Öte yandan, davacı oğluna evde oturması için olur vermiştir. İhtarnameyi oğluna çekmesi gerekirdi. Ancak, bu halde verdiği oluru geri almış olabilirdi. Davalıya gönderilen ihtarname ile olurun geri aldığının kabulüne olanak bulunmamaktadır. Zira oturulan yer aile konutudur. TMK.m.194 devreye girer. Davacı ihtarnameyi oğluna göndermiş olsaydı, dava dışı oğlu haksız işgalci durumuna düşerdi. Bu durumda dahi evin aile konutu olması ve boşanma kesinleşinceye kadar hukuki varlığını sürdürmesi gerektiğinden tahliyeden önce kira yerine geçecek haksız işgal tazminatı isteyebilirdi.

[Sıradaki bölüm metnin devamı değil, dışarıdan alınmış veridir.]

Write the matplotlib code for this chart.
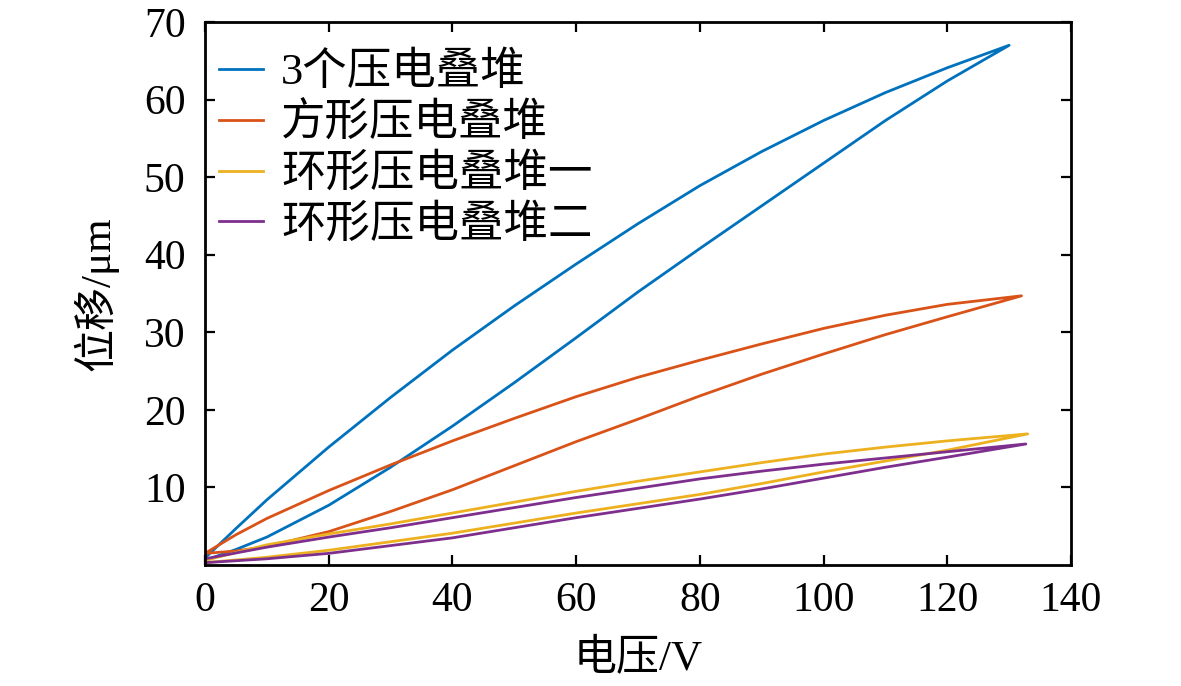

“Oturmak üzere ücretsiz olarak verilen evin teslimi için gönderilen ihtarnamede gösterilen sürenin sonunda teslim yapılmadığı takdirde, o tarihten başlamak üzere haksız işgal tazminatı istenebilir” (S.Olgaç c.3, 1977 baskı, s.754, Ariyet Akti bölümü). Demek ki tahliyeden önce var olan başka yollara başvurulması düşünülmelidir. TMK.nun 169.maddesinin uygulamada, uygulandığına rastlanıldığı da söylenemez.
Sonuç olarak, somut olayda, TMK.nun 683 ve BK.nun 299 ve devamı maddelerinden önce taşınmazın aile konutu olarak seçilmiş bulunması nedeniyle TMK.nun 194.maddesi çerçevesinde uyuşmazlığın çözüme kavuşturulması görüşünde bulunduğundan usul ve kanuna uygun bulunan DİRENME KARARININ ONANMASI gerekirken BOZULMASI biçiminde gerçekleşen Sayın çoğunluğun değerli görüşlerine açıklanan nedenlerle katılmıyorum.